Sodium Storage Performance and Mechanism of MnO2 with Different Phase Structures (α, β, γ, δ) as Anode Materials for Sodium-Ion Batteries

ACS Appl Mater Interfaces. 2024 Oct 31. doi: 10.1021/acsami.4c10740. Online ahead of print.

Abstract

An in-depth understanding of the links between the phase structure and electrochemical property is crucial for the advancement of high-performance anode materials. Herein, the sodium storage performance and mechanisms of MnO2 with four distinct phase structures (α, β, γ, and δ) as anodes are systematically investigated. Among the four materials, the layered δ-MnO2 nanoflowers exhibit the best sodium storage performances, characterized by a specific capacity of 303.6 mA h g-1 after 100 cycles at 200 mA g-1, cyclability of 247.3 mA h g-1 after 500 cycles at 1000 mA g-1, and high-rate performance of 184.5 mA h g-1 at 3000 mA g-1. Furthermore, δ-MnO2 shows the most pronounced pseudocapacitance behavior during discharge/charge processes among the four materials.

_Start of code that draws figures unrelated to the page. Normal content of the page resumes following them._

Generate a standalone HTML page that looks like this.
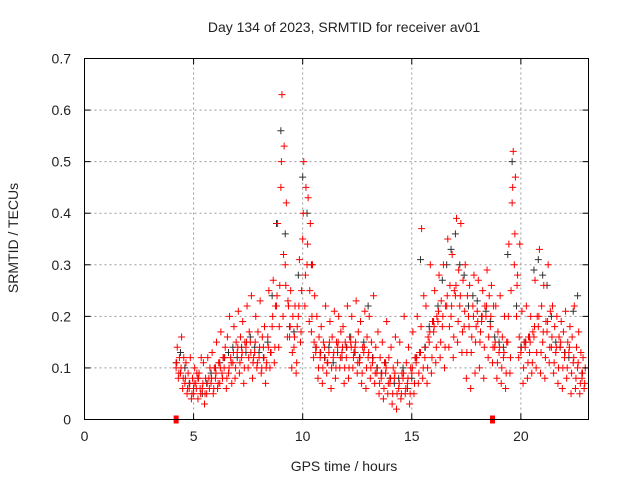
<!DOCTYPE html>
<html><head><meta charset="utf-8"><style>
body{margin:0;background:#fff;width:640px;height:480px;overflow:hidden}
text{font-family:"Liberation Sans",sans-serif;font-size:14px;fill:#222}
</style></head><body>
<svg id="chart" width="640" height="480" xmlns="http://www.w3.org/2000/svg">
<g id="grid"></g>
<g id="pts"></g>
<rect x="84.5" y="58.5" width="504" height="361" fill="none" stroke="#000" stroke-width="1"/>
<g id="axes"></g>
<text x="344" y="32" text-anchor="middle">Day 134 of 2023, SRMTID for receiver av01</text>
<text x="344" y="471" text-anchor="middle">GPS time / hours</text>
<text transform="translate(18,238) rotate(-90)" text-anchor="middle">SRMTID / TECUs</text>
</svg>
<script>
const times=[4.2,4.4,4.6,4.8,5.0,5.2,5.4,5.6,5.8,6.0,6.2,6.4,6.6,6.8,7.0,7.2,7.4,7.6,7.8,8.0,8.2,8.4,8.6,8.8,9.0,9.2,9.4,9.6,9.8,10.0,10.2,10.4,10.6,10.8,11.0,11.2,11.4,11.6,11.8,12.0,12.2,12.4,12.6,12.8,13.0,13.2,13.4,13.6,13.8,14.0,14.2,14.4,14.6,14.8,15.0,15.2,15.4,15.6,15.8,16.0,16.2,16.4,16.6,16.8,17.0,17.2,17.4,17.6,17.8,18.0,18.2,18.4,18.6,18.8,19.0,19.2,19.4,19.6,19.8,20.0,20.2,20.4,20.6,20.8,21.0,21.2,21.4,21.6,21.8,22.0,22.2,22.4,22.6,22.8];
const redA=[.10,.09,.07,.06,.05,.04,.06,.05,.07,.08,.07,.10,.09,.11,.13,.12,.14,.15,.13,.12,.14,.16,.18,.22,.45,.30,.16,.14,.20,.35,.30,.17,.13,.12,.14,.13,.12,.14,.13,.12,.15,.14,.11,.13,.12,.11,.09,.08,.09,.07,.08,.06,.08,.07,.09,.11,.13,.12,.15,.17,.19,.18,.22,.20,.24,.22,.18,.20,.22,.21,.19,.20,.18,.14,.13,.12,.15,.42,.20,.13,.14,.13,.16,.18,.15,.17,.14,.13,.14,.12,.13,.11,.10,.08];
const redB=[.14,.16,.11,.12,.10,.09,.11,.12,.13,.15,.17,.14,.20,.18,.21,.19,.22,.24,.20,.23,.18,.25,.27,.38,.63,.42,.25,.22,.31,.50,.43,.30,.20,.18,.22,.19,.21,.20,.18,.22,.20,.23,.19,.21,.20,.24,.17,.15,.19,.14,.16,.15,.20,.14,.17,.20,.37,.22,.30,.25,.28,.30,.35,.32,.39,.38,.30,.26,.28,.27,.25,.29,.26,.22,.24,.20,.34,.52,.28,.21,.22,.20,.27,.33,.26,.30,.22,.20,.19,.21,.18,.22,.17,.12];
const redC=[.08,.06,.05,.04,.07,.06,.03,.08,.05,.06,.09,.06,.12,.08,.09,.07,.10,.08,.10,.09,.07,.10,.11,.14,.20,.16,.10,.09,.15,.22,.19,.12,.08,.07,.09,.06,.08,.10,.07,.08,.10,.09,.07,.06,.08,.07,.05,.04,.05,.03,.02,.04,.05,.03,.05,.07,.08,.07,.09,.11,.12,.10,.14,.12,.15,.13,.08,.06,.09,.10,.08,.12,.11,.08,.07,.06,.09,.30,.12,.07,.08,.09,.10,.09,.08,.11,.09,.07,.06,.08,.05,.06,.05,.06];
const redD=[.12,.12,.09,.08,.09,.12,.08,.10,.10,.11,.12,.16,.07,.15,.16,.15,.17,.12,.17,.16,.11,.13,.22,.26,.53,.22,.20,.18,.25,.45,.38,.24,.16,.15,.11,.16,.15,.17,.15,.16,.13,.17,.14,.16,.15,.14,.12,.11,.12,.10,.11,.09,.11,.10,.12,.13,.24,.16,.19,.20,.23,.22,.26,.25,.29,.27,.24,.16,.18,.17,.22,.24,.22,.17,.16,.15,.25,.47,.34,.15,.16,.17,.20,.22,.19,.21,.18,.16,.17,.15,.16,.14,.13,.10];
const redE=[.11,.10,.08,.07,.07,.08,.07,.07,.08,.09,.10,.12,.10,.13,.14,.13,.15,.13,.15,.14,.12,.14,.20,.24,.50,.26,.18,.16,.22,.40,.34,.20,.14,.13,.12,.15,.13,.15,.14,.14,.14,.15,.12,.14,.13,.12,.10,.09,.10,.08,.09,.07,.09,.08,.10,.12,.18,.14,.17,.18,.21,.20,.24,.22,.26,.24,.21,.18,.20,.19,.20,.22,.20,.15,.14,.13,.20,.45,.26,.14,.15,.15,.18,.20,.17,.19,.16,.14,.15,.13,.14,.12,.11,.09];
const redF=[.09,.08,.06,.05,.06,.05,.05,.06,.06,.07,.08,.08,.11,.10,.11,.10,.12,.11,.11,.10,.10,.13,.14,.18,.32,.23,.13,.11,.17,.28,.25,.15,.10,.10,.11,.10,.10,.12,.10,.10,.12,.11,.09,.10,.10,.09,.07,.06,.07,.05,.05,.05,.06,.05,.07,.09,.10,.10,.12,.14,.15,.14,.18,.16,.19,.17,.13,.13,.15,.15,.14,.16,.14,.11,.10,.09,.12,.36,.16,.10,.11,.11,.13,.13,.12,.14,.11,.10,.10,.10,.09,.08,.07,.07];
const blackA=[.11,.13,.10,.07,.06,.08,.05,.07,.09,.10,.11,.12,.13,.14,.12,.14,.13,.16,.14,.13,.12,.15,.24,.38,.56,.36,.18,.17,.28,.47,.40,.30,.14,.13,.12,.14,.11,.13,.12,.14,.16,.13,.12,.15,.22,.12,.10,.09,.11,.08,.07,.08,.10,.06,.08,.12,.31,.14,.18,.19,.22,.27,.30,.33,.36,.30,.28,.22,.24,.23,.20,.21,.19,.16,.15,.14,.32,.50,.22,.14,.15,.16,.29,.31,.28,.26,.20,.15,.14,.13,.12,.21,.24,.09];
const squares=[[4.2,0],[18.7,0]];
const xTicks=[0,5,10,15,20];
const yTicks=[0,0.1,0.2,0.3,0.4,0.5,0.6,0.7];
const yLabels=["0","0.1","0.2","0.3","0.4","0.5","0.6","0.7"];
const NS="http://www.w3.org/2000/svg";
const X0=84.5,X1=588.5,Y0=419.5,Y1=58.5,XMAX=23.1,YMAX=0.7;
const sx=v=>X0+(X1-X0)*v/XMAX, sy=v=>Y0-(Y0-Y1)*v/YMAX;
const grid=document.getElementById('grid'),axes=document.getElementById('axes'),pts=document.getElementById('pts');
function mk(tag,at,parent){const e=document.createElementNS(NS,tag);for(const k in at)e.setAttribute(k,at[k]);parent.appendChild(e);return e;}
xTicks.forEach(t=>{const x=sx(t);
 if(t>0){const g=mk('line',{x1:x,x2:x,y1:Y0,y2:Y1,stroke:'#999','stroke-dasharray':'2,3'},grid);
 
 }
 const a=mk('line',{x1:x,x2:x,y1:Y0,y2:Y0-6,stroke:'#000'},axes);
 
 
 const b=mk('line',{x1:x,x2:x,y1:Y1,y2:Y1+6,stroke:'#000'},axes);
 
 
 const l=mk('text',{x:x,y:441,'text-anchor':'middle'},axes);l.textContent=String(t);
 
 });
yTicks.forEach((t,i)=>{const y=sy(t);
 if(t>0&&t<YMAX){const g=mk('line',{x1:X0,x2:X1,y1:y,y2:y,stroke:'#999','stroke-dasharray':'2,3'},grid);
 
 }
 const a=mk('line',{x1:X0,x2:X0+6,y1:y,y2:y,stroke:'#000'},axes);
 
 
 const b=mk('line',{x1:X1,x2:X1-6,y1:y,y2:y,stroke:'#000'},axes);
 
 
 const l=mk('text',{x:71,y:y+5,'text-anchor':'end'},axes);l.textContent=yLabels[i];
 
 });
function plus(t,v,color,name){const x=sx(t),y=sy(v);
 const p=mk('path',{d:`M${x-3.5},${y}h7M${x},${y-3.5}v7`,stroke:color,'stroke-width':1,fill:'none'},pts);
 
 }
times.forEach((t,i)=>plus(t,blackA[i],'#333','black-point'));
const redSeries=[redA,redB,redC,redD,redE,redF];
const redOffsets=[0,0.05,0.1,0.15,0.025,0.125];
redSeries.forEach((s,k)=>times.forEach((t,i)=>plus(t+redOffsets[k],s[i],'#f00','red-point')));
squares.forEach(s=>{const r=mk('rect',{x:sx(s[0])-2.5,y:sy(s[1])-4,width:5,height:8,fill:'#f00'},pts);
 
 });
</script>
</body></html>
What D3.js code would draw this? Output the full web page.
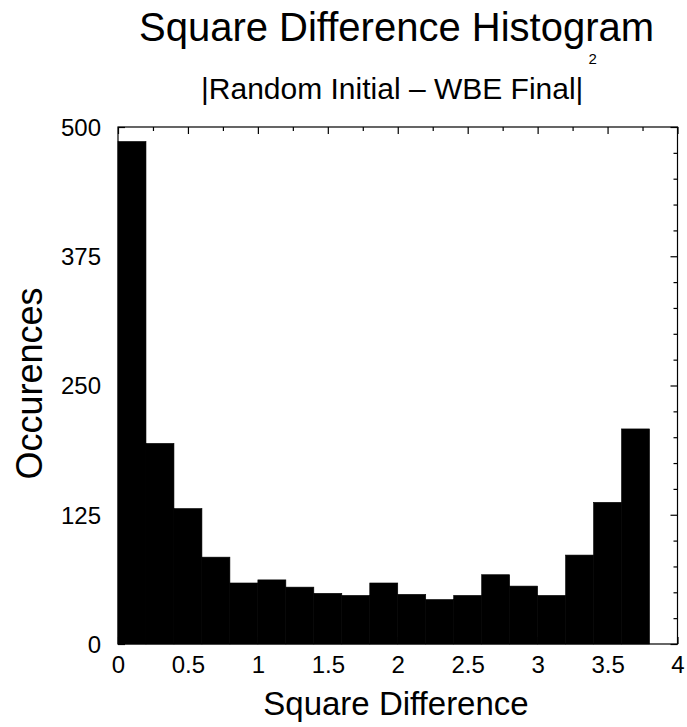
<!DOCTYPE html>
<html><head><meta charset="utf-8">
<script src="https://cdn.jsdelivr.net/npm/d3@7"></script>
<style>
html,body{margin:0;padding:0;background:#fff;}
svg{display:block;}
text{font-family:"Liberation Sans",Arial,Helvetica,sans-serif;fill:#000;}
</style></head>
<body>
<script>
// ---- data ----
const binStarts = [0,0.2,0.4,0.6,0.8,1.0,1.2,1.4,1.6,1.8,2.0,2.2,2.4,2.6,2.8,3.0,3.2,3.4,3.6];
const binWidth = 0.2;
const counts = [486,194,131,84,59,62,55,49,47,59,48,43,47,67,56,47,86,137,208];
const xMajorTicks = [0,0.5,1,1.5,2,2.5,3,3.5,4];
const xTickLabels = ["0","0.5","1","1.5","2","2.5","3","3.5","4"];
const xMinorTicks = [0.25,0.75,1.25,1.75,2.25,2.75,3.25,3.75];
const yMajorTicks = [0,125,250,375,500];
const yTickLabels = ["0","125","250","375","500"];
const yMinorTicks = [25,50,75,100,150,175,200,225,275,300,325,350,400,425,450,475];
const title = "Square Difference Histogram";
const subtitle = "|Random Initial \u2013 WBE Final|";
const subtitleSup = "2";
const xLabel = "Square Difference";
const yLabel = "Occurences";

const W = 687, H = 727;
const L = 118, R = 677.5, T = 127, B = 644;

const svg = d3.select("body").append("svg").attr("width", W).attr("height", H);
const x = d3.scaleLinear().domain([0,4]).range([L,R]);
const y = d3.scaleLinear().domain([0,500]).range([B,T]);

// bars
svg.append("g").selectAll("rect").data(binStarts).join("rect")
  .attr("x", d => x(d))
  .attr("width", (d) => x(d + binWidth) - x(d))
  .attr("y", (d,i) => y(counts[i]))
  .attr("height", (d,i) => y(0) - y(counts[i]))
  .attr("fill", "#000")
  .attr("stroke", "#000").attr("stroke-width", 0.6);

// frame
svg.append("rect").attr("x", L).attr("y", T).attr("width", R-L).attr("height", B-T)
  .attr("fill","none").attr("stroke","#000").attr("stroke-width",1.2);

function tickAxis(axis, pos, values, size){
  const g = svg.append("g").attr("transform", pos)
    .call(axis.tickValues(values).tickSize(size).tickFormat(""));
  g.select(".domain").remove();
  g.selectAll("line").attr("stroke","#000").attr("stroke-width",1.2);
}
// top ticks (inward)
tickAxis(d3.axisTop(x), `translate(0,${T})`, xMajorTicks, -7);
tickAxis(d3.axisTop(x), `translate(0,${T})`, xMinorTicks, -4);
// bottom ticks (inward)
tickAxis(d3.axisBottom(x), `translate(0,${B})`, xMajorTicks, -7);
tickAxis(d3.axisBottom(x), `translate(0,${B})`, xMinorTicks, -4);
// right ticks (inward)
tickAxis(d3.axisRight(y), `translate(${R},0)`, yMajorTicks, -7);
tickAxis(d3.axisRight(y), `translate(${R},0)`, yMinorTicks, -4);
// left ticks (inward)
tickAxis(d3.axisLeft(y), `translate(${L},0)`, yMajorTicks, -7);
tickAxis(d3.axisLeft(y), `translate(${L},0)`, yMinorTicks, -4);

// tick labels
const xl = svg.append("g").attr("transform", `translate(0,${B})`)
  .call(d3.axisBottom(x).tickValues(xMajorTicks).tickSize(0).tickPadding(0)
    .tickFormat((d,i) => xTickLabels[i]));
xl.select(".domain").remove();
xl.selectAll("text").attr("font-size", 24).attr("dy", null).attr("y", 29)
  .style("font-family", '"Liberation Sans", Arial, sans-serif');

const yl = svg.append("g").attr("transform", `translate(${L},0)`)
  .call(d3.axisLeft(y).tickValues(yMajorTicks).tickSize(0).tickPadding(17)
    .tickFormat((d,i) => yTickLabels[i]));
yl.select(".domain").remove();
yl.selectAll("text").attr("font-size", 24).attr("dy", "0.35em")
  .style("font-family", '"Liberation Sans", Arial, sans-serif');

// titles
svg.append("text").attr("x", 396.5).attr("y", 41).attr("text-anchor","middle")
  .attr("font-size", 40).text(title);
const st = svg.append("text").attr("x", 201).attr("y", 99).attr("font-size", 30);
st.append("tspan").text(subtitle);
st.append("tspan").attr("font-size", 15).attr("dx", 5).attr("y", 64).text(subtitleSup);

svg.append("text").attr("x", 396).attr("y", 715).attr("text-anchor","middle")
  .attr("font-size", 33).text(xLabel);
svg.append("text").attr("transform", "translate(42,383.5) rotate(-90)")
  .attr("text-anchor","middle").attr("font-size", 36).text(yLabel);
</script>
</body></html>
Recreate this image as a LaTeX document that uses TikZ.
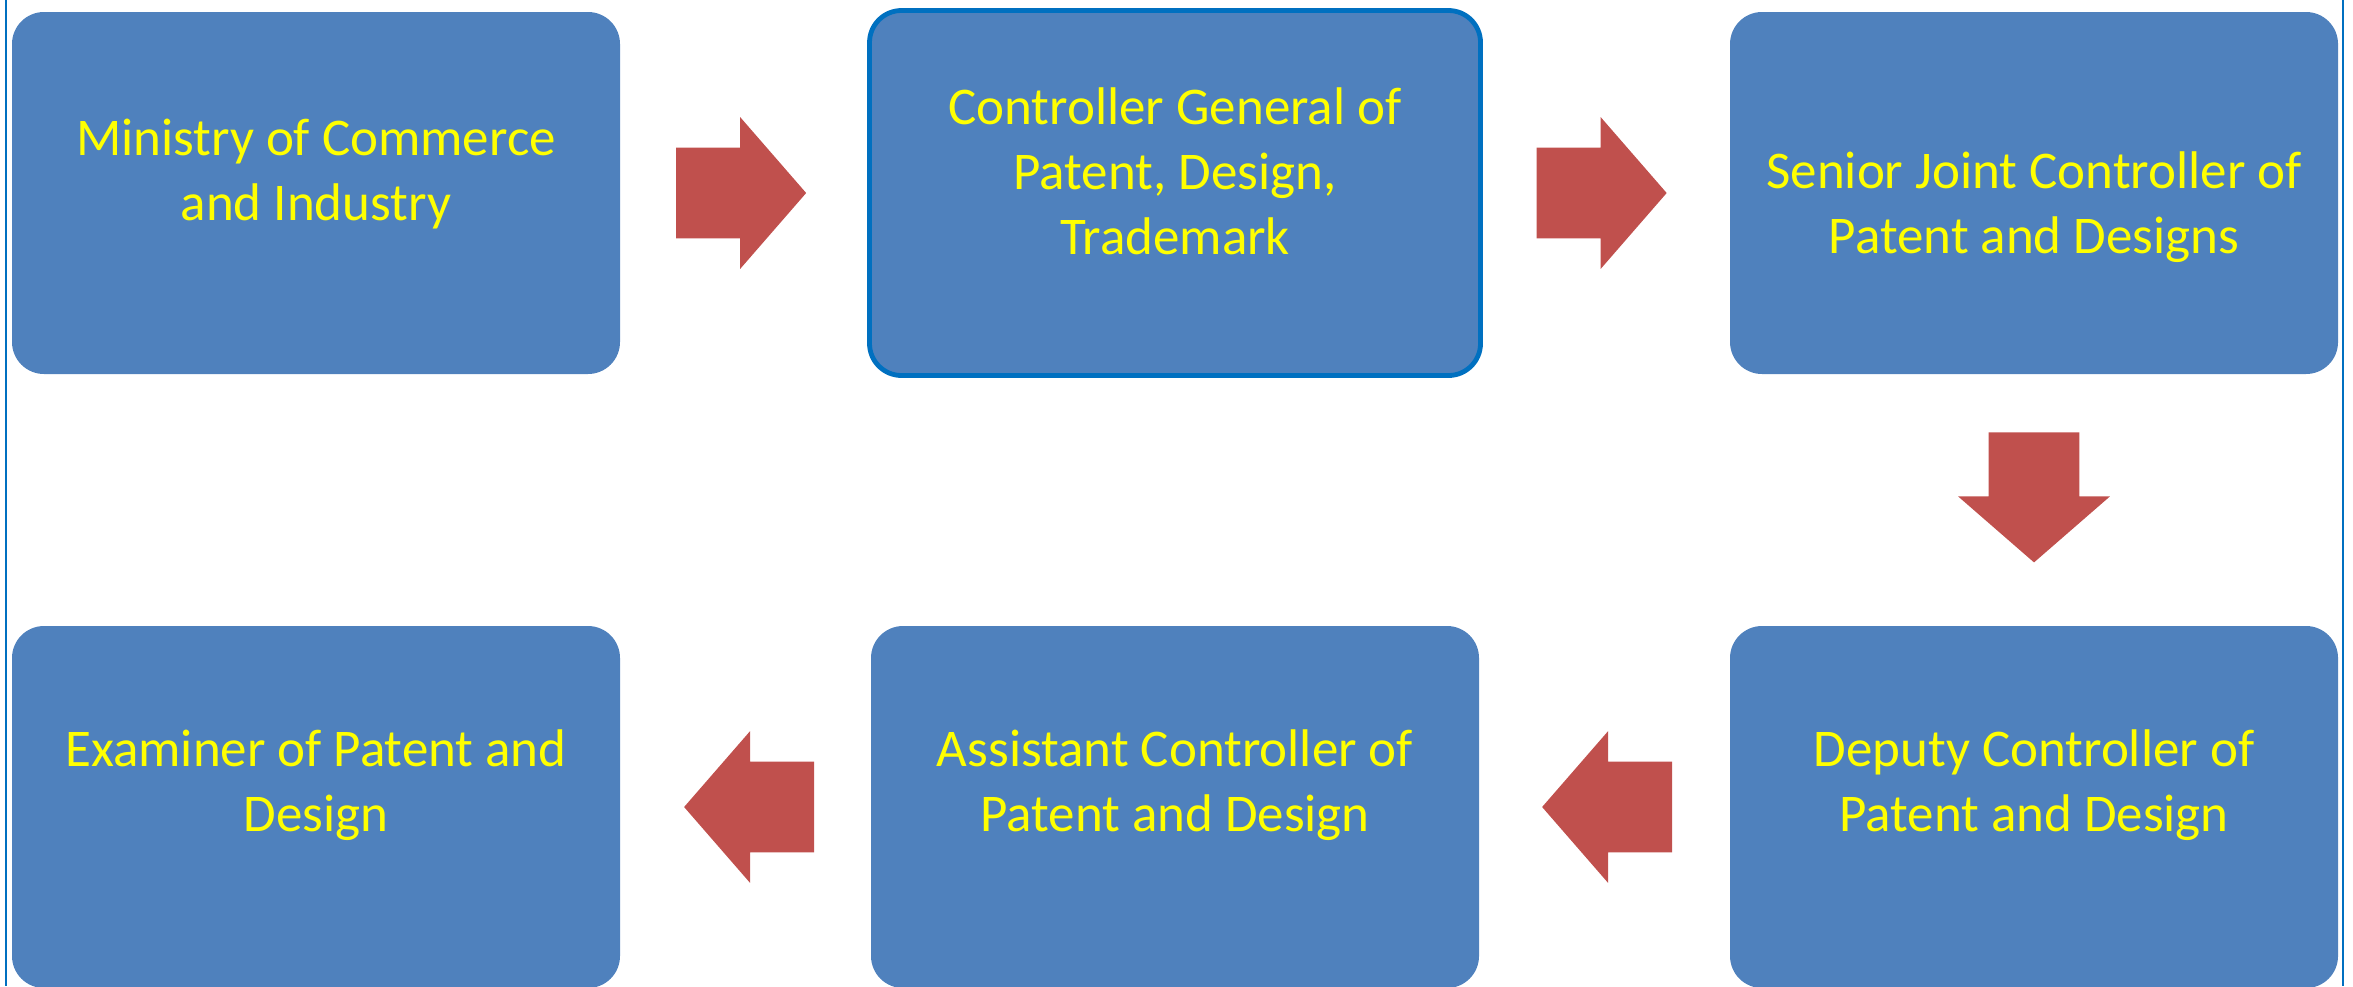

Ex situ XRD and TEM analyses reveal that the sodium storage reactions of α-, β-, and γ-MnO2 proceed via a conversion reaction mechanism, while the sodium storage reaction of δ-MnO2 is controlled by an insertion/deinsertion mechanism. The findings presented in this study may offer insights into the structure regulation and performance promotion of MnO2-based anode materials for SIBs.

Keywords: Anode materials; Manganese dioxide; Phase structures; Sodium storage mechanism; Sodium storage performance; Sodium-ion batteries.